Я вспоминаю в связи с этим довольно анекдотичный случай, который мне рассказал Николай Иванович Москвителев, бывший командующий авиацией ПВО. Дело было в полёте, когда мы летели разбираться в причинах очередной катастрофы. И Николай Иванович говорит мне:

— Представляешь, а у нас ещё потеря. Сразу два самолёта.

— А что такое?

— Да вот, у одного лётчика сработала сигнализация «Пожар», и он доложил в эфир: «Пожар! Катапультируюсь!» А на параллельном самолёте летел на спарке в задней кабине и дремал лётчик-инструктор по фамилии Кожар. И когда он услышал: «Пожар! Пожар! Катапультируюсь!», тут же, не разобрав слов, отработал команду и привёл в действие катапульту. В результате мы потеряли один самолёт, на котором в самом деле был пожар, и второй, который инспектировал «бдительный» инструктор по фамилии Кожар.

Подобная ситуация могла произойти и у нас. Но, к счастью, всё закончилось хорошо. Все были рады, поскольку самолёт существовал практически в единственном экземпляре, и если бы мы его потеряли, то, во-первых, отбросили бы испытания назад на неопределённое время, и во-вторых, вообще неприятно было завершать программу испытаний таким ляпом.
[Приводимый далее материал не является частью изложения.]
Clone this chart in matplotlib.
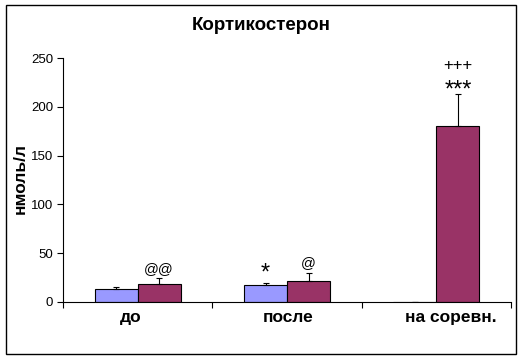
import numpy as np
import matplotlib
matplotlib.use("Agg")
import matplotlib.pyplot as plt
from matplotlib.patches import Rectangle

plt.rcParams["font.family"] = ["Liberation Sans", "DejaVu Sans"]

# ============== Daten ==============
categories = ["до", "после", "на соревн."]
series1 = [13, 17, 0]          # светлая серия
series1_err = [2, 2, 0]
series2 = [18, 22, 180]        # тёмная серия
series2_err = [7, 7.5, 33.5]

# Пометки над столбцами: (категория, серия, текст, высота центра)
marks = [
    (0, 1, "@@", 34),
    (1, 0, "*", 29),
    (1, 1, "@", 40),
    (2, 1, "***", 217),
    (2, 1, "+++", 242),
]

COL1 = "#9999FF"
COL2 = "#993366"
BAR_W = 0.288
LABEL_SHIFT = [-0.045, 0.01, 0.1]   # Versatz der Kategorienbeschriftung

fig = plt.figure(figsize=(5.26, 3.59), dpi=100)
ax = fig.add_axes([0.1198, 0.1588, 0.8517, 0.6796])

x = np.arange(len(categories))
ekw = dict(ecolor="black", elinewidth=0.8, capsize=2.5, capthick=0.8)
ax.bar(x - BAR_W / 2, series1, width=BAR_W, color=COL1, edgecolor="black", linewidth=0.8,
       yerr=[[0] * 3, series1_err], error_kw=ekw)
ax.bar(x + BAR_W / 2, series2, width=BAR_W, color=COL2, edgecolor="black", linewidth=0.8,
       yerr=[[0] * 3, series2_err], error_kw=ekw)

for ci, si, txt, yc in marks:
    xs = x[ci] + (BAR_W / 2 if si else -BAR_W / 2)
    if "*" in txt:
        ax.text(xs, yc, txt, ha="center", va="center", fontsize=17)
    elif "+" in txt:
        ax.text(xs, yc, txt, ha="center", va="center", fontsize=12)
    else:
        ax.text(xs, yc, txt, ha="center", va="center", fontsize=10.5)

ax.set_xlim(-0.5, 2.5)
ax.set_ylim(0, 250)
ax.set_yticks(range(0, 251, 50))
ax.tick_params(axis="y", labelsize=9.5, length=4, width=0.8, direction="out", pad=3)

ax.set_xticks([-0.5, 0.5, 1.5, 2.5])
ax.set_xticklabels([])
ax.tick_params(axis="x", which="major", length=4, width=0.8, direction="out")
ax.set_xticks(x + np.array(LABEL_SHIFT), minor=True)
ax.set_xticklabels(categories, minor=True, fontsize=12.5, fontweight="bold")
ax.tick_params(axis="x", which="minor", length=0, pad=6)

for s in ["top", "right"]:
    ax.spines[s].set_visible(False)
for s in ["left", "bottom"]:
    ax.spines[s].set_linewidth(0.8)

fig.text(20 / 526, 1 - 178 / 359, "нмоль/л", rotation=90, ha="center", va="center",
         fontsize=12.5, fontweight="bold")
fig.text(261 / 526, 1 - 26 / 359, "Кортикостерон", ha="center", va="center",
         fontsize=13.5, fontweight="bold")

fig.patches.append(Rectangle((6 / 526, 5 / 359), 510 / 526, 349 / 359, transform=fig.transFigure,
                             fill=False, edgecolor="black", linewidth=1))

fig.savefig("out.png", dpi=100)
Это лишний пример того, что каждый на своём посту — от слесаря и механика до инженера, лётчика, руководителя полётов, группы регистрации полётных параметров, словом, от солдата до полковника — всегда должен быть заряжён на строгое выполнение поставленной задачи. И если хотя бы в одном звене случится прокол, то может произойти непоправимое. Если бы в данном случае на теодолитном посту был бы на месте старший лейтенант — начальник поста, то проблем никаких бы не было. Имея большой опыт, он бы быстро понял, что к чему. И зная, что трассёр горит не более двадцати секунд, передал бы точные данные о ракете. А в результате мы могли потерять единственный экземпляр опытной машины и очень важную тему для нашей обороны.